Everything is pretty standard and - to be honest - boring stuff, but sometimes around the middle it rapidly shifts two gears of weirdness up.

At first Mojica completely takes the stage. For no apparent reason (at least not to me) we are suddenly watching mini documentary about him and his notoriety and  (non)acceptance into mainstream movie industry etc. So far so good, at least this thing is moving somewhere, even if it is in weird direction. But it is intentional because - believe it or not - these two sub-plots finally come together.

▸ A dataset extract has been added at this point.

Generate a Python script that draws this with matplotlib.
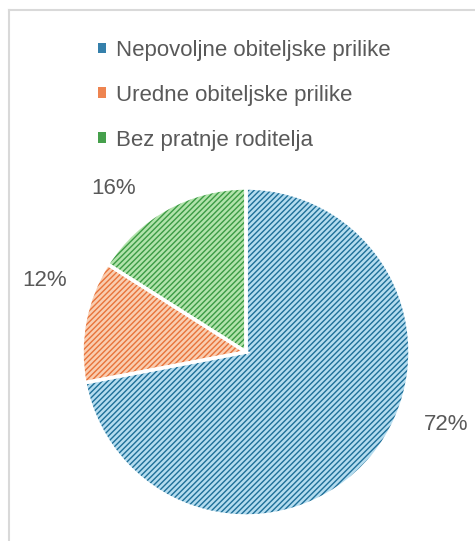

Because what happens next is that this doctor selects four junkies, gets them high and somehow put them into Coffin Joe's nightmare. Which I think was the ultimate goal of this movie. This nightmare starts pretty cool, we switch from b/w into color and nightmarish scenes are pretty cool and reminiscent of  hell in This Night I will Posses Your Corpse. But it just drags on and on for 15+ minutes and at the it seems that everything was staged just so Mojica can have has usual chauvinistic monologues. Which is kind of confirmed at his "closing speech".

And that's basically it, at least the way I saw it. Believe me, it sounds better than it actually is. And I really wanted to like and find some sort of Mojica's aesthetic and/or personal touch in it. I guess some critic would easily call this Bunuel like surrealistic masterpiece, but I was just bored for the most of the time.